-- Required task --
Find the number of lines below in which the word "this" appears, and write that number only.

-- Provided records --

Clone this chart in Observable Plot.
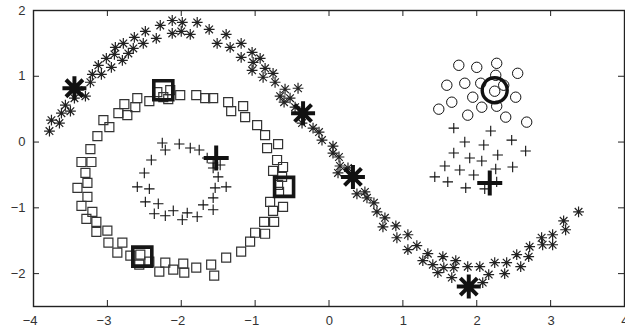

--

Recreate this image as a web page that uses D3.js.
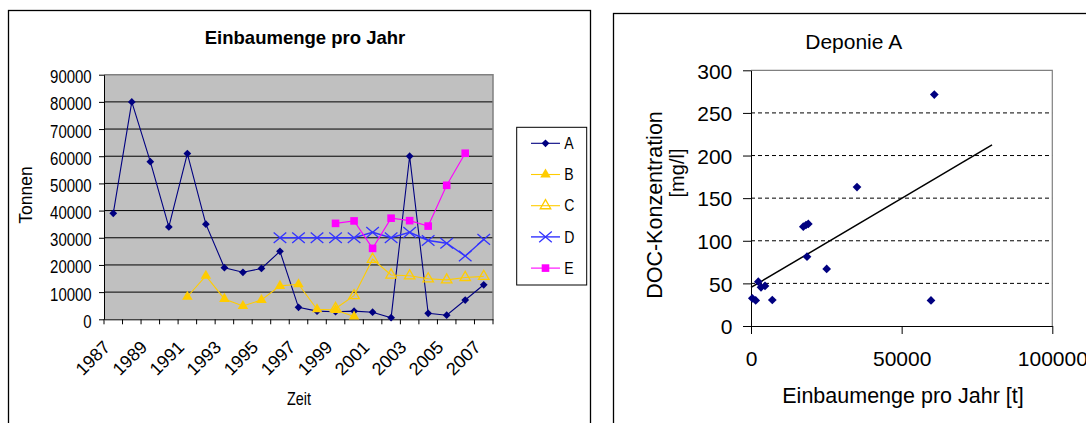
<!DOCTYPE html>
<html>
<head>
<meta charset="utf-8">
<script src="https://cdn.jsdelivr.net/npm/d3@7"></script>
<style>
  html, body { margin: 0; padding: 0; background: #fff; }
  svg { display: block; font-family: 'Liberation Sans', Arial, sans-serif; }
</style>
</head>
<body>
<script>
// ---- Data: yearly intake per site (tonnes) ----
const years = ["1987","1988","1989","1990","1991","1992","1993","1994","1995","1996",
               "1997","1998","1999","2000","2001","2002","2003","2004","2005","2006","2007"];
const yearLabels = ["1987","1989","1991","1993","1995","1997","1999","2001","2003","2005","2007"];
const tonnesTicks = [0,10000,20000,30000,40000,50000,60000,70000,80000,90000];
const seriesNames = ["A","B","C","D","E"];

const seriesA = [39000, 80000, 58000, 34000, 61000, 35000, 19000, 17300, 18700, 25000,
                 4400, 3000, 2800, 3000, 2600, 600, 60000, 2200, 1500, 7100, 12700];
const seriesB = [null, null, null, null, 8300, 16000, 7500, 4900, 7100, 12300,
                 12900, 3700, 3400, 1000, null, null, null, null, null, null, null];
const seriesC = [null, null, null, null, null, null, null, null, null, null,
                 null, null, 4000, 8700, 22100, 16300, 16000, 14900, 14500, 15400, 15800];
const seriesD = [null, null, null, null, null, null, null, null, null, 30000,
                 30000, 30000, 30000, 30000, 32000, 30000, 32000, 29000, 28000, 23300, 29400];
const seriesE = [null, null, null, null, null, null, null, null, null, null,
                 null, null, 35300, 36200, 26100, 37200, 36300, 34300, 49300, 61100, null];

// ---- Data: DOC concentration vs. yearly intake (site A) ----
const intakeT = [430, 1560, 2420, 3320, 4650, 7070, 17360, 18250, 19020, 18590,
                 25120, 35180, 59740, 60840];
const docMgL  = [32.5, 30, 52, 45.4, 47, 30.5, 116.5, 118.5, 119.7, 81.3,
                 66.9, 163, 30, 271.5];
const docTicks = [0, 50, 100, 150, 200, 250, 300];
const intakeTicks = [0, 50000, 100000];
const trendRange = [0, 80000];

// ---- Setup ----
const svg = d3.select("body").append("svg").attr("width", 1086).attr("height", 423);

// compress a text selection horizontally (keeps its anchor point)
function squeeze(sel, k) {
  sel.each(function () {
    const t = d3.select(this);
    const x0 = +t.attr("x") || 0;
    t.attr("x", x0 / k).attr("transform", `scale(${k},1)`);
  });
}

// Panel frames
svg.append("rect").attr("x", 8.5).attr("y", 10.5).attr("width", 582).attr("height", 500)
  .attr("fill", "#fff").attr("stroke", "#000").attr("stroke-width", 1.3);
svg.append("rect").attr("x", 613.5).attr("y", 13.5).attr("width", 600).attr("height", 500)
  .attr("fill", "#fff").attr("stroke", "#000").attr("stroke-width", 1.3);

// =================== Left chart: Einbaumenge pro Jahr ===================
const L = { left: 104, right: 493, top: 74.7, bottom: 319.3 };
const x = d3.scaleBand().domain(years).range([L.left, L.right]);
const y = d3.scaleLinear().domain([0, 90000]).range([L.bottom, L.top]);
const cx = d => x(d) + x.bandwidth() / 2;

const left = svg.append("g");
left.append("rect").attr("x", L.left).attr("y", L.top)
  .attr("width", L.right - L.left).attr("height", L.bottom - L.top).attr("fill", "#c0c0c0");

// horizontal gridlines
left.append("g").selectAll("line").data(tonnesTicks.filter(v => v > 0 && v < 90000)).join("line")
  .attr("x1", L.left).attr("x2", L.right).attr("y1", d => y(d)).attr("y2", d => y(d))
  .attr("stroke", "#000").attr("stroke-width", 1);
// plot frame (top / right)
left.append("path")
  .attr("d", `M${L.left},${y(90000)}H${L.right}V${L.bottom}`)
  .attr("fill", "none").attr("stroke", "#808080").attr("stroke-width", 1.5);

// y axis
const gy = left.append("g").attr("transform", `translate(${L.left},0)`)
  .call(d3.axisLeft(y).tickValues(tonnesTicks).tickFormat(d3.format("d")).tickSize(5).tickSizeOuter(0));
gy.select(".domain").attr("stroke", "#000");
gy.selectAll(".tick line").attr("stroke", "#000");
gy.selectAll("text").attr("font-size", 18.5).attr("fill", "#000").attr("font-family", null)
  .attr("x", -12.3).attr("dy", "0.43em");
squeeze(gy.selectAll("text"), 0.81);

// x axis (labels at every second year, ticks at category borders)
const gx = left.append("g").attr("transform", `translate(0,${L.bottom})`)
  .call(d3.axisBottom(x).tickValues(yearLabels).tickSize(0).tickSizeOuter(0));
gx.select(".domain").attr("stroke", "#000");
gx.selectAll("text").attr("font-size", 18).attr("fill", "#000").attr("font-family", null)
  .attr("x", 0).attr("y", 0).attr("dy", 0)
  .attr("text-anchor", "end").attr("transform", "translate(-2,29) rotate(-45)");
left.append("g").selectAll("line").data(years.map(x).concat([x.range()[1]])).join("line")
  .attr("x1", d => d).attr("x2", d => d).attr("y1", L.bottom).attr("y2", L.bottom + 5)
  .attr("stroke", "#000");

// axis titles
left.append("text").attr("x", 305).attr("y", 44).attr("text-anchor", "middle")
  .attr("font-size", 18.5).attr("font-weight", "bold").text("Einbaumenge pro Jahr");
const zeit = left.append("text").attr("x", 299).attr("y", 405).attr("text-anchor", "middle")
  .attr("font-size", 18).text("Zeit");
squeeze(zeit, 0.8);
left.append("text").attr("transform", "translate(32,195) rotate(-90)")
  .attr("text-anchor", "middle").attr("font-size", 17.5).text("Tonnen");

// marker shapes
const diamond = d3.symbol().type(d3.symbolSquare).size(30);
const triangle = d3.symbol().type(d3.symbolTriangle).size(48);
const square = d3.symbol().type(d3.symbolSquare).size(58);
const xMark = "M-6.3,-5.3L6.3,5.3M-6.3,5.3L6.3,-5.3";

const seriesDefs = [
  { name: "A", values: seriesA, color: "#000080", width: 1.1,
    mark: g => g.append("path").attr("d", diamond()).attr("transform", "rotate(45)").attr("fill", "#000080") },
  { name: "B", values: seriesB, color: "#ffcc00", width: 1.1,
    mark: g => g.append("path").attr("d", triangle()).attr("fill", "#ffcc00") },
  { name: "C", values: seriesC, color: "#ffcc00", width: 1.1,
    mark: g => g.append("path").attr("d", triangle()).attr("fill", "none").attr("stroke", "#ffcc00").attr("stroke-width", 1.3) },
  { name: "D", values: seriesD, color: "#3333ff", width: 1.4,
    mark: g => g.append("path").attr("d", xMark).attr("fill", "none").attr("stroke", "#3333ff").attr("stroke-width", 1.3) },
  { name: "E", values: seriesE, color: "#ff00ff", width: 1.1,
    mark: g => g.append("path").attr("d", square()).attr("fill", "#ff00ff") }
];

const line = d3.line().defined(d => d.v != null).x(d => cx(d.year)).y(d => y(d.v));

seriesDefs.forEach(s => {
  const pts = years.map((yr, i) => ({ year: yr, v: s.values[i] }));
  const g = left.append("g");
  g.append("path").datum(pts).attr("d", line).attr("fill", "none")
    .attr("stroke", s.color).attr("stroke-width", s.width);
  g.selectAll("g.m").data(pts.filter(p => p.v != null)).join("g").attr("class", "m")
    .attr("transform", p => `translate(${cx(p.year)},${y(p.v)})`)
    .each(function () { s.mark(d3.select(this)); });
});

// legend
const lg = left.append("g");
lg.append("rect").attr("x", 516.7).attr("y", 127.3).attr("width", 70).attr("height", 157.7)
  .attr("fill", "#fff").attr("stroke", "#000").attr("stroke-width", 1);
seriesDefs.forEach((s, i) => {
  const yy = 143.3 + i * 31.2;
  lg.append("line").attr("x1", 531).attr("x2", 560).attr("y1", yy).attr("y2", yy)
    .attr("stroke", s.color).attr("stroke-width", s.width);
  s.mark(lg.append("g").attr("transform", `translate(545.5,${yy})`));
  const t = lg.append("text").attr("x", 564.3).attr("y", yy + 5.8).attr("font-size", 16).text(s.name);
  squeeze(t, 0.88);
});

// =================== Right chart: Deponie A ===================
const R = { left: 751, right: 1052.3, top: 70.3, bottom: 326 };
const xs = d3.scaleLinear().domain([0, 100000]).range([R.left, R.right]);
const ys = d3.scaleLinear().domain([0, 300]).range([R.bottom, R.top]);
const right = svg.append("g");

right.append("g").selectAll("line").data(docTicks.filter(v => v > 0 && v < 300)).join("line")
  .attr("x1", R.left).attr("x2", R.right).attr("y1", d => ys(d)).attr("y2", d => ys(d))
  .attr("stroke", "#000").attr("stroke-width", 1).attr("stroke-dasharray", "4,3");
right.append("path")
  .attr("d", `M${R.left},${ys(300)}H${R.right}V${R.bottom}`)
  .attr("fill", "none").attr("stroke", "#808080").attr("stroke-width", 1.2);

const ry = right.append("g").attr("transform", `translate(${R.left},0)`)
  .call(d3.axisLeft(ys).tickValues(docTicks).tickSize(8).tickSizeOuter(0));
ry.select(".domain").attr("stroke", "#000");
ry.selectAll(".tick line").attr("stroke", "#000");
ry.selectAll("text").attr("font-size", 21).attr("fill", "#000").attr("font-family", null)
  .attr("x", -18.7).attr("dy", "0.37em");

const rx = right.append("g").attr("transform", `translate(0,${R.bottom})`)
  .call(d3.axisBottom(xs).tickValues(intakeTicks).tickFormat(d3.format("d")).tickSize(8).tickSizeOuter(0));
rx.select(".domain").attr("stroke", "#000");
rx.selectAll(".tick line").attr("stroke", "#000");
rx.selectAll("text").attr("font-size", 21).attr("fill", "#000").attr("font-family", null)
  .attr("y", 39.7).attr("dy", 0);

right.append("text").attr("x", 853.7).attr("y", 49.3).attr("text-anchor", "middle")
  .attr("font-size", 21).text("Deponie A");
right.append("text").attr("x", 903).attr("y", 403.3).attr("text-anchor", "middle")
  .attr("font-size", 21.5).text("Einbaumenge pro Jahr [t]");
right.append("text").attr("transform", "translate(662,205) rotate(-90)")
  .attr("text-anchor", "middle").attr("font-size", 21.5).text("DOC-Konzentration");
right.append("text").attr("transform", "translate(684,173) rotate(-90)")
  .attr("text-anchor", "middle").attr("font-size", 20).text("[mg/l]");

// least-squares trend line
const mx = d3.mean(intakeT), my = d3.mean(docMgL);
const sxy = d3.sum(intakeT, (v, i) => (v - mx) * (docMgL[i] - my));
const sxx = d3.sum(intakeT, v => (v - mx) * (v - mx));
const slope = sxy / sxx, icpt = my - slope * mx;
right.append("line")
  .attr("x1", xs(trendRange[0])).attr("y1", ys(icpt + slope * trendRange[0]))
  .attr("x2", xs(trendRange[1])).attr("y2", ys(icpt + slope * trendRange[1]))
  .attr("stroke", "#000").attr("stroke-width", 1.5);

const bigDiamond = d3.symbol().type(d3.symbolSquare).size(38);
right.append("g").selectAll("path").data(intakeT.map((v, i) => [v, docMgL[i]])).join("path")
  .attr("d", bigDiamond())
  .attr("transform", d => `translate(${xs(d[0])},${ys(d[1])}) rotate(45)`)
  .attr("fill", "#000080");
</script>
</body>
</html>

...

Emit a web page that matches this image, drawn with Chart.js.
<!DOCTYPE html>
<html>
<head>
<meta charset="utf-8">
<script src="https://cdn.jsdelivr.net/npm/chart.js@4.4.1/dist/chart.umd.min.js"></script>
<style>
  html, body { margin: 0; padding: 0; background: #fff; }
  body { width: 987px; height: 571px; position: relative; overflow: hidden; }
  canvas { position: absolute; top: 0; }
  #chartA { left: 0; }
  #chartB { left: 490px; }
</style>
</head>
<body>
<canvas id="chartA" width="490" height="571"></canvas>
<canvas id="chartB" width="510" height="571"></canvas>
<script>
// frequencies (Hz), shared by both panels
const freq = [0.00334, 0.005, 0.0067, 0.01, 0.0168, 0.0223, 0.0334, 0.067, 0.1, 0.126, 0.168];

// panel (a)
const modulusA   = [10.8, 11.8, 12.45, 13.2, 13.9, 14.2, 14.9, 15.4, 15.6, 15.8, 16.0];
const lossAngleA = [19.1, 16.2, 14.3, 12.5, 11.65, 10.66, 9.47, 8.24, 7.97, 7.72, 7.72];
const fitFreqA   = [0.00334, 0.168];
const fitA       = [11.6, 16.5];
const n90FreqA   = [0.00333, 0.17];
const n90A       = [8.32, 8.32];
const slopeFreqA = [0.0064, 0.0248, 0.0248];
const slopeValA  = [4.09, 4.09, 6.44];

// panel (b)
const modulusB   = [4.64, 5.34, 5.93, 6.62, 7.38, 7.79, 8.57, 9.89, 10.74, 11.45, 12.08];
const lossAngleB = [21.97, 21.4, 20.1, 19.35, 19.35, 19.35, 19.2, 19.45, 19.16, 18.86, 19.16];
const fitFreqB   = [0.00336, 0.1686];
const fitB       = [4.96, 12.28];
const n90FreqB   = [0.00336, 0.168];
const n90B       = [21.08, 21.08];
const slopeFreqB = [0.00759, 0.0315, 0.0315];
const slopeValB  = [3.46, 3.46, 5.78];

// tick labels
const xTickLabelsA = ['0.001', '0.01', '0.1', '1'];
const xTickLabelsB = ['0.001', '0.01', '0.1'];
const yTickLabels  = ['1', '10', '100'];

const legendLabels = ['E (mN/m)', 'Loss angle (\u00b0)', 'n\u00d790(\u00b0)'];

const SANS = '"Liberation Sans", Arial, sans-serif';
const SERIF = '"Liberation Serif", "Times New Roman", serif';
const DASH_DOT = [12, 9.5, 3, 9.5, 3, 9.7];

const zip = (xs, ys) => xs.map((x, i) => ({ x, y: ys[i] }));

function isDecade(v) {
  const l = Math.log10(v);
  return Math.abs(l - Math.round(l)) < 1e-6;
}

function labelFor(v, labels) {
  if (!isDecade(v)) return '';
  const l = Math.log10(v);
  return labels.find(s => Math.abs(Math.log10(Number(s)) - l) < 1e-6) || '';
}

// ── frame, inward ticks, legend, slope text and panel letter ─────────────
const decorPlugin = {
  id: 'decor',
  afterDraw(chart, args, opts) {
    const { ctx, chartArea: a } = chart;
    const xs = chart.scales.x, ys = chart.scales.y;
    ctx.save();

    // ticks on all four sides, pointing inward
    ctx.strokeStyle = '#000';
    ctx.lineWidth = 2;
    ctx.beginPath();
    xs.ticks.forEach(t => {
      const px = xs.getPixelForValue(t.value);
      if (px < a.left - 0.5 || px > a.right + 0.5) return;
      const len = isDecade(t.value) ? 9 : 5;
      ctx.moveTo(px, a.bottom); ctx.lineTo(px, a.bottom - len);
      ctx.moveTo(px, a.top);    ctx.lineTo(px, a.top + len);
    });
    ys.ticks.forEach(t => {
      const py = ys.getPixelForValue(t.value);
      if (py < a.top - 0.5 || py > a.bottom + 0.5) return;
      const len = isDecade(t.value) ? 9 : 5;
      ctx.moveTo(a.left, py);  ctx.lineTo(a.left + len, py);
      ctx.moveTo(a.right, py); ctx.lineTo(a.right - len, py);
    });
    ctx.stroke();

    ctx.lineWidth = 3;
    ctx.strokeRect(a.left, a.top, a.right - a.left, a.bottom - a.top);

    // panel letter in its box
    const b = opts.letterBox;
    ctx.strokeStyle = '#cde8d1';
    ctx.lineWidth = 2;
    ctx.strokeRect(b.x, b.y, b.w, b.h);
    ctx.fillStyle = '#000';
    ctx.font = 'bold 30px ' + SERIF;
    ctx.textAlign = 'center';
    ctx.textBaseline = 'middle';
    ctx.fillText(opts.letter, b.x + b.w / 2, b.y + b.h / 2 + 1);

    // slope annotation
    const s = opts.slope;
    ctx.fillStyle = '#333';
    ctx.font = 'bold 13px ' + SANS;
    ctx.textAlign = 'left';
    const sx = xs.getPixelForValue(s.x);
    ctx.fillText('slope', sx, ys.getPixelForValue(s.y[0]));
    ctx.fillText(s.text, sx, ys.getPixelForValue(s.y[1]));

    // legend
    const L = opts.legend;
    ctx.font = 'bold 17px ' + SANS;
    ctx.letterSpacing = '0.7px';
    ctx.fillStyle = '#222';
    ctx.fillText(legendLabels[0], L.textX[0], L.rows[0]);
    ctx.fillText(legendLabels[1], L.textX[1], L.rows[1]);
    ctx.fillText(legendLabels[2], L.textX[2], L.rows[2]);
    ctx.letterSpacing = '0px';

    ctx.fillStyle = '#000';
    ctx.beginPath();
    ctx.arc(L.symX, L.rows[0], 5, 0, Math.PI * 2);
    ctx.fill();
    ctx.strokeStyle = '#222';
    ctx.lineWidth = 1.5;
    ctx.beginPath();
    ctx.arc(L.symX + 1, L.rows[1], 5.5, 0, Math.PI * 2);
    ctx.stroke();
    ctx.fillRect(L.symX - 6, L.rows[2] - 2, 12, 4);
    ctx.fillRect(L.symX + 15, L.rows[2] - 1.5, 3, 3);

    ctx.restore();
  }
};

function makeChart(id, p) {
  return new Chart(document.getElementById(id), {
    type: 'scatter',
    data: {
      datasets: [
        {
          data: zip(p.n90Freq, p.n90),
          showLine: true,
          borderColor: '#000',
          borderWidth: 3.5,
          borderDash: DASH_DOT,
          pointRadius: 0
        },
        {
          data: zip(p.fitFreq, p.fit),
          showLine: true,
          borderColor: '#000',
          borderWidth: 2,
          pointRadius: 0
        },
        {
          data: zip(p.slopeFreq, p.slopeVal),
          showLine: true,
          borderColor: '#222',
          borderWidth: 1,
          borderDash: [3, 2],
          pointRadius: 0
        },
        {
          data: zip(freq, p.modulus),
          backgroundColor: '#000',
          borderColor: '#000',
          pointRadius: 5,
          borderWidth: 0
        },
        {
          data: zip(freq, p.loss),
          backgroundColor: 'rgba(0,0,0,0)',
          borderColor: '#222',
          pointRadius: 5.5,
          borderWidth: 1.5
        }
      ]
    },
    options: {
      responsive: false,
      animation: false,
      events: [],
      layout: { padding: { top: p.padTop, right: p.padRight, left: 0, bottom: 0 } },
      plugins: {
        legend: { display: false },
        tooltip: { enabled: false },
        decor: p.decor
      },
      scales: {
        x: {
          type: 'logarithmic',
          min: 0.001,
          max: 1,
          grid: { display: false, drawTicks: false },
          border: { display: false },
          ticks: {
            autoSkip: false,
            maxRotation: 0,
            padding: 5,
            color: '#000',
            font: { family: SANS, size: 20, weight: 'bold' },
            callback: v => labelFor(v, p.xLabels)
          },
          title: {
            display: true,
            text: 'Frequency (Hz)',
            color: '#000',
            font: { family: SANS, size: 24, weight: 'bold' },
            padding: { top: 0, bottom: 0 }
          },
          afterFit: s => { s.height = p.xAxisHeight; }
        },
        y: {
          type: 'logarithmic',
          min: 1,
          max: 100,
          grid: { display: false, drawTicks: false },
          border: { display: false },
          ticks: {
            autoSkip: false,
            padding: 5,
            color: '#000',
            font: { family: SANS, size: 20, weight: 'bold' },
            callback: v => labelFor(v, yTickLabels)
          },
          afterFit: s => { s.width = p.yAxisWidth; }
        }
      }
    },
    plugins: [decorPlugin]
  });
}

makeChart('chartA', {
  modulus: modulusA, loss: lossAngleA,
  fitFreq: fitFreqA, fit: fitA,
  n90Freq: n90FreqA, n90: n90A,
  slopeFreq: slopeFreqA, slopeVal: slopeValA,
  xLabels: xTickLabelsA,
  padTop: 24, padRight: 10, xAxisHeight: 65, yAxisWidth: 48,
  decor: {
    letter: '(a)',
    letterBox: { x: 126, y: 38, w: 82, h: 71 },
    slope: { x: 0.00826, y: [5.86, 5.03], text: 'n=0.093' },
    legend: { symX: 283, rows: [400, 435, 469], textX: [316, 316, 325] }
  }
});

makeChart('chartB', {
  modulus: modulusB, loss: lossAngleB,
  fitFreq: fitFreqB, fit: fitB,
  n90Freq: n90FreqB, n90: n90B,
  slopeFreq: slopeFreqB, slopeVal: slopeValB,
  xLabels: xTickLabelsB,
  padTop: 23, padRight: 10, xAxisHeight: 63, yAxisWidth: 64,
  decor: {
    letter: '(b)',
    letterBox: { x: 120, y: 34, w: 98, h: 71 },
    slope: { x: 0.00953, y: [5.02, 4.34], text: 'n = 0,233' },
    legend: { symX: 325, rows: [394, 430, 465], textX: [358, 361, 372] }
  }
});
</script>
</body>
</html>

-- Answer below --
5